I successfully put off reading Will Grayson Will Grayson for several months. I found that I could put it down after picking it up, yet I wanted to read it. I wanted to read it because it sings loudly for a population in our schools that is all too often unrecognized. Many communities (mine included) would not hesitate to limit access and discussion of the subject matter, let alone the book. The reasons cited for exclusion are often without limit, but the most troublesome excuse rests in a denial of reality, or the fact that it is not “our” reality.

The beauty of Will Grayson Will Grayson extends far beyond the rough language and sexuality. The story addresses some basic issues of self-worth that are essential to one’s development as a human being: How does one love, or can/should one love another, even if they are the same sex. How does this love manifest itself outside of a sexual relationship? How do we acknowledge our own doubts, fears and feelings?

 Much of the novel’s dialogue is hacked out in text messages and IM chat sessions that depict the urgency of the feedback that moves the characters through a whirlwind of doubt and varying emotional states. In a world that is based on a friend list, a lingering response introduces more than doubt. The short bursts of text help to propel the reader along at a pace that is in tune with the characters and the overall plot.

I was unsure that the development of a gay musical would lend anything credible to the story, but the final scene made the wait worthwhile and erased any doubts. Good art, in any form interacts with its audience, but great art (and literature) moves spontaneously into the area of active participation. Authors Green and Levithan orchestrated a noteworthy ending where multiple members of the audience rose to their feet and stated, “I am Will Grayson.”

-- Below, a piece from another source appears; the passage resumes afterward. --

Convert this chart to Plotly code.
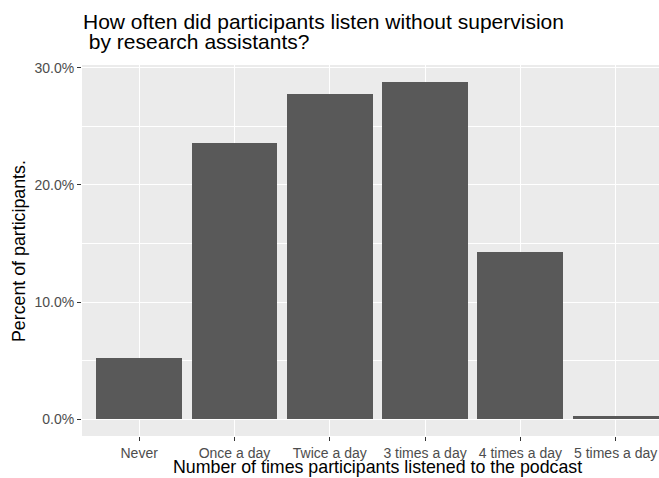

Certainly there are others who will rise and identify with Will Grayson when they read the book. They may be our students, or even our sons and daughters. Others will stand, but not for the same reasons. They will stand in support of those who yearn to discover and measure their own worth in a world that denies or suppresses the Wills and Tinys in every way possible.

Libraries serving high school students should add Will Grayson Will Grayson to their shelves.

 5 of 5

 John Parker

Media Coordinator

Andrews High School

50 HS Drive

Andrews, NC  28901

www.slamguy.wordpress.com

One comment

  1. I was thrilled to see this write-up (and the one you posted to The Picnic Basket blog). You absolutely got the book, and who it’s for, and why it works so well. Your review was really thoughtful and you thought about the teen readers — I bet the students at your school really appreciate that. You know exactly how to find the right book for the reader.